Output measurement creates an illusion of progress. Outcome measurement creates accountability for results.

Organizations under pressure to demonstrate AI ROI quickly find it easier to report output metrics than to build the measurement infrastructure required for outcome accountability.

The result is a growing body of AI activity that does not translate into business performance.

How Agent Operators Bridge the Gap

The Agent Operator closes the gap between output and outcome through the operating discipline that most deployments skip.

Before the agent runs, the Agent Operator defines the outcome they are trying to achieve. Not the output — the outcome. Not "research these accounts" — "identify the five accounts most likely to convert this quarter based on these criteria."
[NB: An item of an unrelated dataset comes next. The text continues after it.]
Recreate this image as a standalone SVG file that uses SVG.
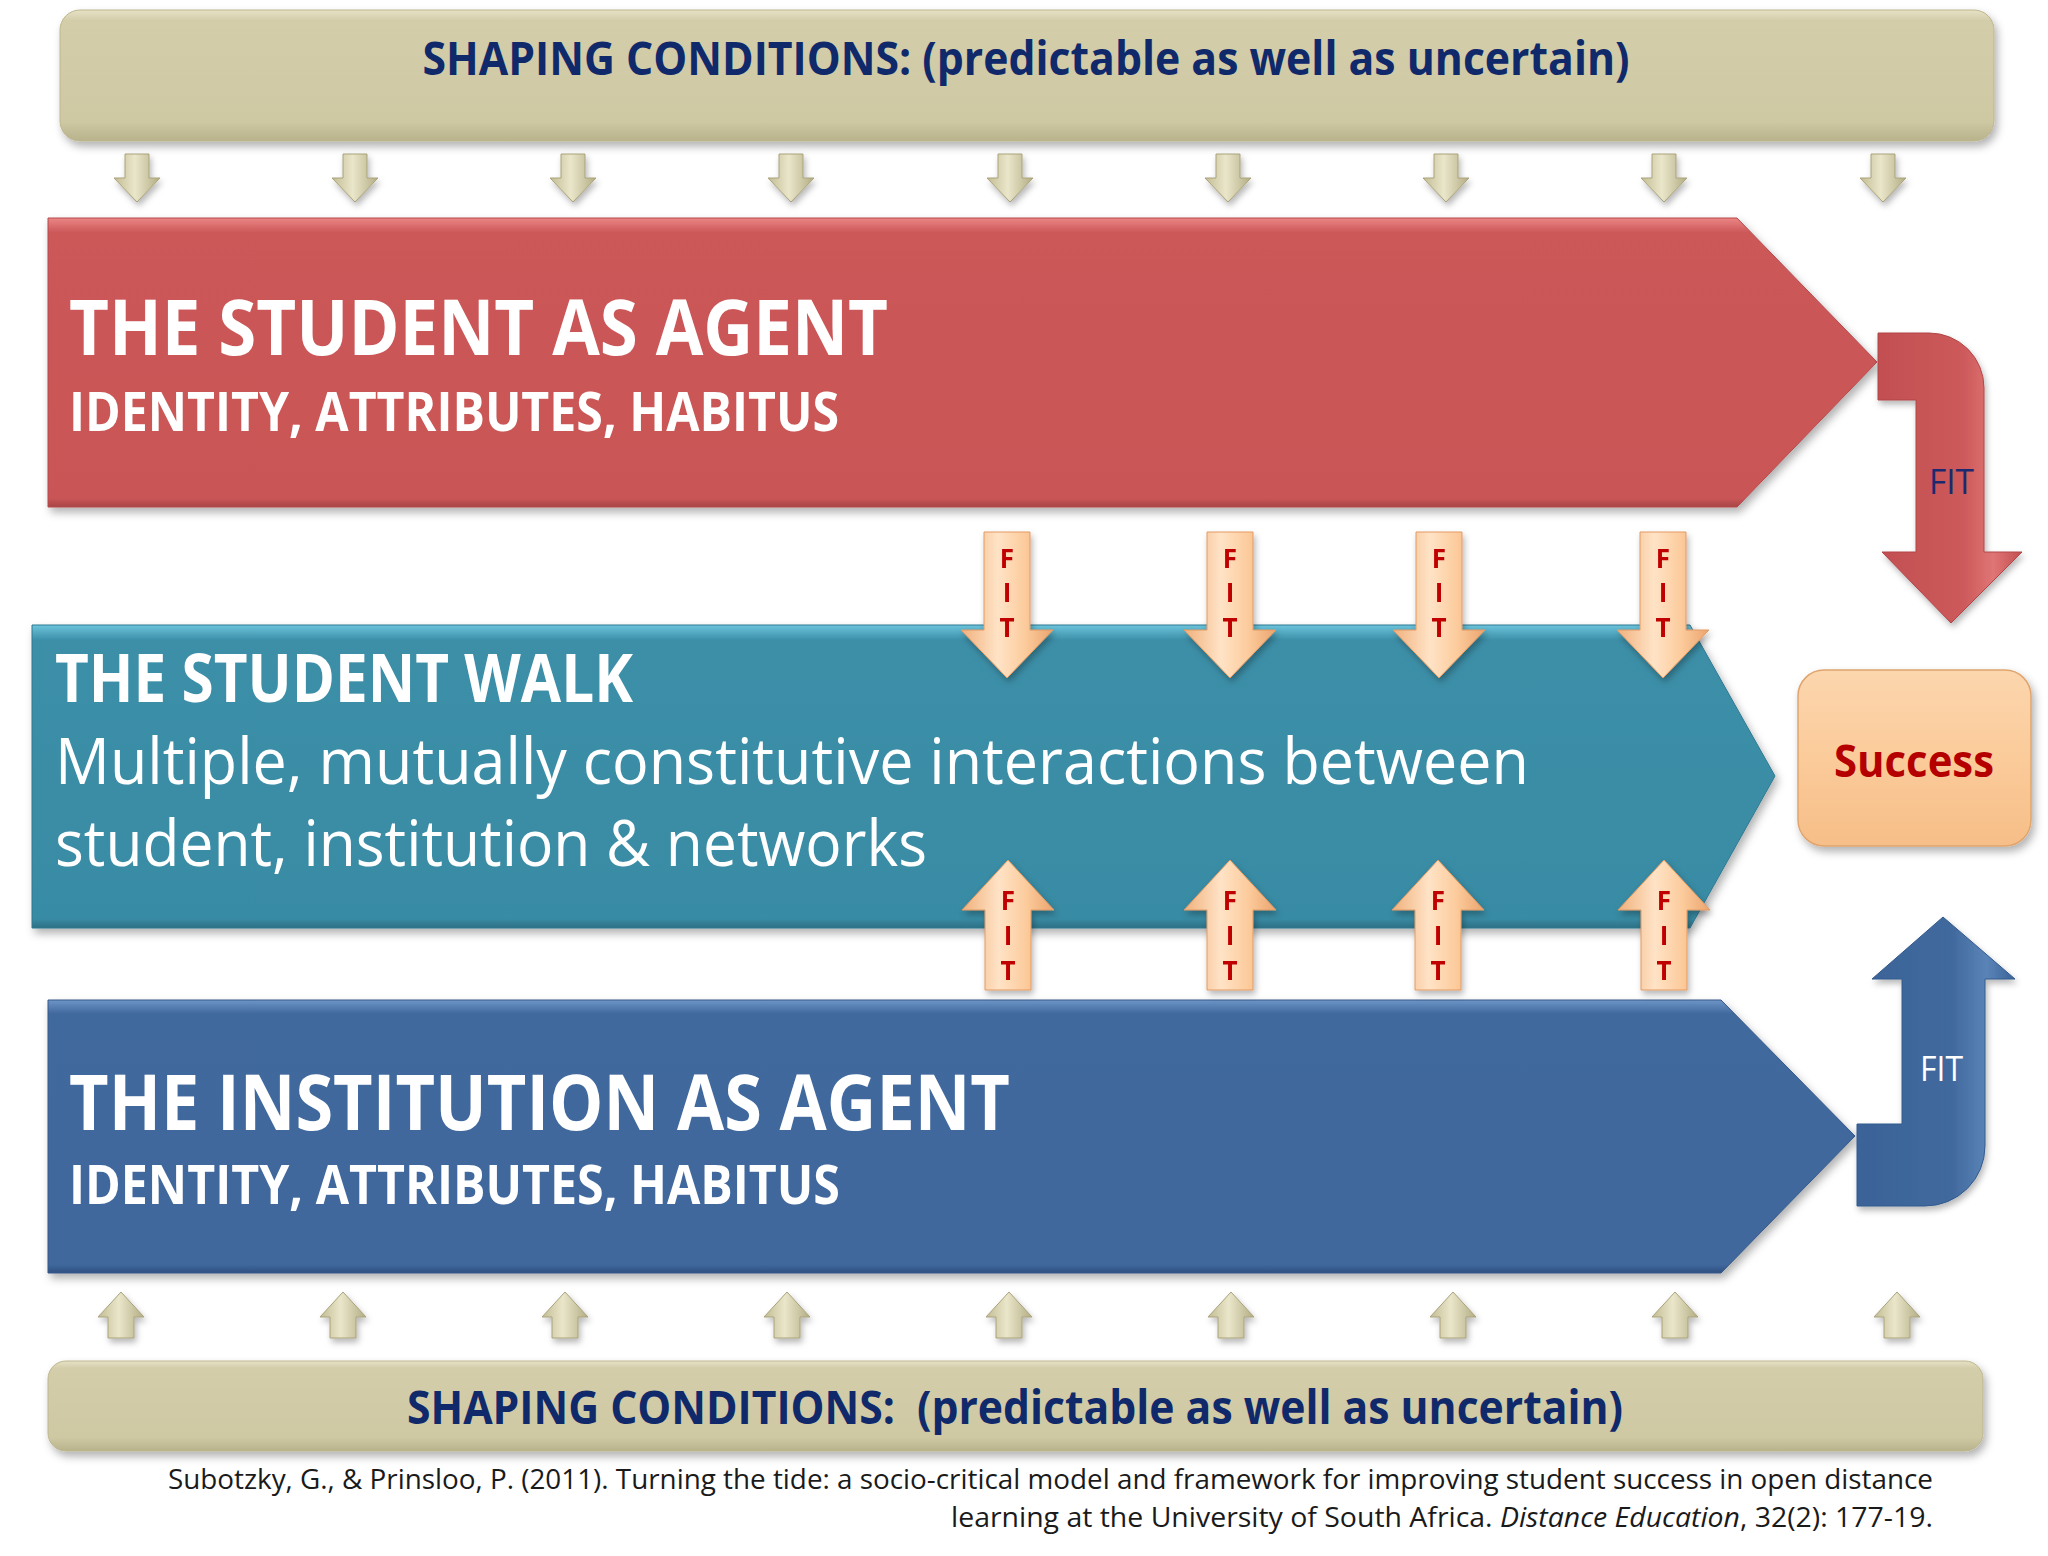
<svg xmlns="http://www.w3.org/2000/svg" xmlns:xlink="http://www.w3.org/1999/xlink" width="2048" height="1556" viewBox="0 0 2048 1556">
<style>
  text { font-family: "Open Sans", "Noto Sans", "Liberation Sans", sans-serif; }
  .hdr { font-weight: 700; fill: #10296B; font-size: 46px; }
  .ttl { font-weight: 700; fill: #FFFFFF; }
  .body { font-weight: 400; fill: #FFFFFF; font-size: 64px; }
  .fit { font-weight: 700; fill: #C00000; font-size: 26px; text-anchor: middle; }
  .cite { font-weight: 400; fill: #1A1A1A; font-size: 28px; text-anchor: end; }
  .kh { fill: url(#gKhakiArrow); stroke: #A9A27A; stroke-width: 1; }
  .pe { fill: url(#gPeach); stroke: #E39A62; stroke-width: 1; }
</style>
<defs>
  <filter id="sh" x="-5%" y="-10%" width="115%" height="130%">
    <feDropShadow dx="3" dy="5" stdDeviation="4" flood-color="#000" flood-opacity="0.3"/>
  </filter>
  <filter id="shs" x="-30%" y="-20%" width="160%" height="150%">
    <feDropShadow dx="2" dy="4" stdDeviation="3" flood-color="#000" flood-opacity="0.28"/>
  </filter>
  <linearGradient id="gBar" x1="0" y1="0" x2="0" y2="1">
    <stop offset="0" stop-color="#E7E2C6"/>
    <stop offset="0.08" stop-color="#D3CDAA"/>
    <stop offset="0.85" stop-color="#CEC8A3"/>
    <stop offset="1" stop-color="#B9B38C"/>
  </linearGradient>
  <linearGradient id="gRed" x1="0" y1="0" x2="0" y2="1">
    <stop offset="0" stop-color="#EC8585"/>
    <stop offset="0.05" stop-color="#CC5859"/>
    <stop offset="0.97" stop-color="#C95556"/>
    <stop offset="1" stop-color="#A84446"/>
  </linearGradient>
  <linearGradient id="gTeal" x1="0" y1="0" x2="0" y2="1">
    <stop offset="0" stop-color="#6CC4DC"/>
    <stop offset="0.05" stop-color="#3C8FA8"/>
    <stop offset="0.97" stop-color="#398BA4"/>
    <stop offset="1" stop-color="#2D6F84"/>
  </linearGradient>
  <linearGradient id="gBlue" x1="0" y1="0" x2="0" y2="1">
    <stop offset="0" stop-color="#6D95C6"/>
    <stop offset="0.05" stop-color="#41699E"/>
    <stop offset="0.97" stop-color="#3F679C"/>
    <stop offset="1" stop-color="#2F5080"/>
  </linearGradient>
  <linearGradient id="gRedArrow" x1="0" y1="0" x2="1" y2="0">
    <stop offset="0" stop-color="#C24F51"/>
    <stop offset="0.6" stop-color="#CD5A5B"/>
    <stop offset="0.8" stop-color="#E07575"/>
    <stop offset="1" stop-color="#C24F51"/>
  </linearGradient>
  <linearGradient id="gBlueArrow" x1="0" y1="0" x2="1" y2="0">
    <stop offset="0" stop-color="#3A6398"/>
    <stop offset="0.6" stop-color="#41699E"/>
    <stop offset="0.82" stop-color="#5A84B8"/>
    <stop offset="1" stop-color="#3A6398"/>
  </linearGradient>
  <linearGradient id="gKhakiArrow" x1="0" y1="0" x2="1" y2="0">
    <stop offset="0" stop-color="#C2BC93"/>
    <stop offset="0.45" stop-color="#EAE6CA"/>
    <stop offset="1" stop-color="#B3AD84"/>
  </linearGradient>
  <linearGradient id="gPeach" x1="0" y1="0" x2="1" y2="0">
    <stop offset="0" stop-color="#F0B07C"/>
    <stop offset="0.4" stop-color="#FFE3C6"/>
    <stop offset="0.7" stop-color="#FCCB9C"/>
    <stop offset="1" stop-color="#EBA46E"/>
  </linearGradient>
  <linearGradient id="gSuccess" x1="0" y1="0" x2="0" y2="1">
    <stop offset="0" stop-color="#FCD6AE"/>
    <stop offset="0.5" stop-color="#FBCB9A"/>
    <stop offset="1" stop-color="#F6BE88"/>
  </linearGradient>
  <path id="kDown" d="M-12,0 H12 V24 H23 L0,48 L-23,24 H-12 Z"/>
  <path id="kUp" d="M0,0 L23,25 H13 V46 H-13 V25 H-23 Z"/>
  <path id="pDown" d="M-23,0 H23 V98 H46 L0,146 L-46,98 H-23 Z"/>
  <path id="pUp" d="M0,0 L46,50 H23 V130 H-23 V50 H-46 Z"/>
</defs>

<rect width="2048" height="1556" fill="#FFFFFF"/>

<!-- Top shaping conditions -->
<g id="shaping-top">
  <rect x="60" y="10" width="1934" height="131" rx="20" ry="20" fill="url(#gBar)" stroke="#BDB68F" stroke-width="1" filter="url(#sh)"/>
  <text class="hdr" x="1026" y="75" text-anchor="middle" textLength="1207" lengthAdjust="spacingAndGlyphs">SHAPING CONDITIONS: (predictable as well as uncertain)</text>
</g>

<!-- Student as agent -->
<g id="student-agent">
  <path d="M48,218 H1737 L1877,362 L1737,507 H48 Z" fill="url(#gRed)" stroke="#B54A4C" stroke-width="1" filter="url(#sh)"/>
  <text class="ttl" x="69" y="355" font-size="77" textLength="819" lengthAdjust="spacingAndGlyphs">THE STUDENT AS AGENT</text>
  <text class="ttl" x="69" y="431" font-size="54" textLength="770" lengthAdjust="spacingAndGlyphs">IDENTITY, ATTRIBUTES, HABITUS</text>
</g>

<!-- Student walk -->
<g id="student-walk">
  <path d="M32,625 H1690 L1775,776 L1690,928 H32 Z" fill="url(#gTeal)" stroke="#2F7890" stroke-width="1" filter="url(#sh)"/>
  <text class="ttl" x="55" y="702" font-size="66" textLength="578" lengthAdjust="spacingAndGlyphs">THE STUDENT WALK</text>
  <text class="body" x="55" y="784" textLength="1474" lengthAdjust="spacingAndGlyphs">Multiple, mutually constitutive interactions between</text>
  <text class="body" x="55" y="866" textLength="872" lengthAdjust="spacingAndGlyphs">student, institution &amp; networks</text>
</g>

<!-- Institution as agent -->
<g id="institution-agent">
  <path d="M48,1000 H1721 L1855,1136 L1721,1273 H48 Z" fill="url(#gBlue)" stroke="#36598A" stroke-width="1" filter="url(#sh)"/>
  <text class="ttl" x="69" y="1130" font-size="77" textLength="941" lengthAdjust="spacingAndGlyphs">THE INSTITUTION AS AGENT</text>
  <text class="ttl" x="69" y="1204" font-size="54" textLength="771" lengthAdjust="spacingAndGlyphs">IDENTITY, ATTRIBUTES, HABITUS</text>
</g>

<!-- Success -->
<g id="success">
  <rect x="1798" y="670" width="233" height="176" rx="26" ry="26" fill="url(#gSuccess)" stroke="#E0A56E" stroke-width="1.5" filter="url(#sh)"/>
  <text x="1914" y="777" text-anchor="middle" font-size="44" font-weight="700" fill="#B50000" textLength="160" lengthAdjust="spacingAndGlyphs">Success</text>
</g>

<!-- Bottom shaping conditions -->
<g id="shaping-bottom">
  <rect x="48" y="1361" width="1935" height="90" rx="18" ry="18" fill="url(#gBar)" stroke="#BDB68F" stroke-width="1" filter="url(#sh)"/>
  <text class="hdr" x="1015" y="1424" text-anchor="middle" font-size="47" xml:space="preserve" textLength="1216" lengthAdjust="spacingAndGlyphs">SHAPING CONDITIONS:  (predictable as well as uncertain)</text>
</g>

<!-- Connectors -->
<g id="connectors">
  <g id="shaping-down-arrows" filter="url(#shs)">
    <use xlink:href="#kDown" class="kh" x="137" y="154"/>
    <use xlink:href="#kDown" class="kh" x="355" y="154"/>
    <use xlink:href="#kDown" class="kh" x="573" y="154"/>
    <use xlink:href="#kDown" class="kh" x="791" y="154"/>
    <use xlink:href="#kDown" class="kh" x="1010" y="154"/>
    <use xlink:href="#kDown" class="kh" x="1228" y="154"/>
    <use xlink:href="#kDown" class="kh" x="1446" y="154"/>
    <use xlink:href="#kDown" class="kh" x="1664" y="154"/>
    <use xlink:href="#kDown" class="kh" x="1883" y="154"/>
  </g>
  <g id="shaping-up-arrows" filter="url(#shs)">
    <use xlink:href="#kUp" class="kh" x="121" y="1292"/>
    <use xlink:href="#kUp" class="kh" x="343" y="1292"/>
    <use xlink:href="#kUp" class="kh" x="565" y="1292"/>
    <use xlink:href="#kUp" class="kh" x="787" y="1292"/>
    <use xlink:href="#kUp" class="kh" x="1009" y="1292"/>
    <use xlink:href="#kUp" class="kh" x="1231" y="1292"/>
    <use xlink:href="#kUp" class="kh" x="1453" y="1292"/>
    <use xlink:href="#kUp" class="kh" x="1675" y="1292"/>
    <use xlink:href="#kUp" class="kh" x="1897" y="1292"/>
  </g>

  <g id="fit-down-arrows">
    <g filter="url(#shs)">
      <use xlink:href="#pDown" class="pe" x="1007" y="532"/>
      <use xlink:href="#pDown" class="pe" x="1230" y="532"/>
      <use xlink:href="#pDown" class="pe" x="1439" y="532"/>
      <use xlink:href="#pDown" class="pe" x="1663" y="532"/>
    </g>
    <text class="fit" x="1007" y="568">F</text><text class="fit" x="1007" y="602">I</text><text class="fit" x="1007" y="637">T</text>
    <text class="fit" x="1230" y="568">F</text><text class="fit" x="1230" y="602">I</text><text class="fit" x="1230" y="637">T</text>
    <text class="fit" x="1439" y="568">F</text><text class="fit" x="1439" y="602">I</text><text class="fit" x="1439" y="637">T</text>
    <text class="fit" x="1663" y="568">F</text><text class="fit" x="1663" y="602">I</text><text class="fit" x="1663" y="637">T</text>
  </g>

  <g id="fit-up-arrows">
    <g filter="url(#shs)">
      <use xlink:href="#pUp" class="pe" x="1008" y="860"/>
      <use xlink:href="#pUp" class="pe" x="1230" y="860"/>
      <use xlink:href="#pUp" class="pe" x="1438" y="860"/>
      <use xlink:href="#pUp" class="pe" x="1664" y="860"/>
    </g>
    <text class="fit" x="1008" y="910">F</text><text class="fit" x="1008" y="945">I</text><text class="fit" x="1008" y="980">T</text>
    <text class="fit" x="1230" y="910">F</text><text class="fit" x="1230" y="945">I</text><text class="fit" x="1230" y="980">T</text>
    <text class="fit" x="1438" y="910">F</text><text class="fit" x="1438" y="945">I</text><text class="fit" x="1438" y="980">T</text>
    <text class="fit" x="1664" y="910">F</text><text class="fit" x="1664" y="945">I</text><text class="fit" x="1664" y="980">T</text>
  </g>

  <g id="fit-student-success">
    <path d="M1878,333 H1929 A55,55 0 0 1 1984,388 V552 H2022 L1951,623 L1882,552 H1916 V400 H1878 Z" fill="url(#gRedArrow)" stroke="#B14648" stroke-width="1" filter="url(#shs)"/>
    <text x="1929" y="494" font-size="34" fill="#1B2A6E" textLength="45" lengthAdjust="spacingAndGlyphs">FIT</text>
  </g>

  <g id="fit-institution-success">
    <path d="M1857,1124 H1902 V979 H1872 L1943,917 L2015,979 H1985 V1146 A60,60 0 0 1 1925,1206 H1857 Z" fill="url(#gBlueArrow)" stroke="#335A8C" stroke-width="1" filter="url(#shs)"/>
    <text x="1920" y="1081" font-size="34" fill="#FFFFFF" textLength="43" lengthAdjust="spacingAndGlyphs">FIT</text>
  </g>
</g>

<!-- Citation -->
<g id="citation">
  <text class="cite" x="1933" y="1489" textLength="1765" lengthAdjust="spacingAndGlyphs">Subotzky, G., &amp; Prinsloo, P. (2011). Turning the tide: a socio-critical model and framework for improving student success in open distance</text>
  <text class="cite" x="1933" y="1527" textLength="982" lengthAdjust="spacingAndGlyphs">learning at the University of South Africa. <tspan font-style="italic">Distance Education</tspan>, 32(2): 177-19.</text>
</g>
</svg>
While the agent runs, the Agent Operator monitors the output quality. Is the research accurate? Does the content meet the standard? Is the analysis aligned with the actual business question?

After the agent runs, the Agent Operator measures whether the output drove the intended outcome. Did the accounts convert? Did the content drive engagement? Did the analysis lead to better decisions?

This loop — define outcome, monitor output, measure results — is what transforms a technology deployment into a business capability.

The Measurement Discipline That Compounds

Organizations that build outcome measurement into their agent operating models from the beginning create a compounding advantage.

They know which agent workflows are creating value. They can invest more in what works. They can fix or eliminate what does not. They can make the case for expanding agent deployment with evidence — not activity reports.

Organizations that measure output instead of outcome stay trapped in a cycle of impressive demonstrations and unclear results.

The distinction between output and outcome is simple. Building the operating discipline to hold agent deployments accountable to outcomes — not just outputs — is the foundation of effective agent operation.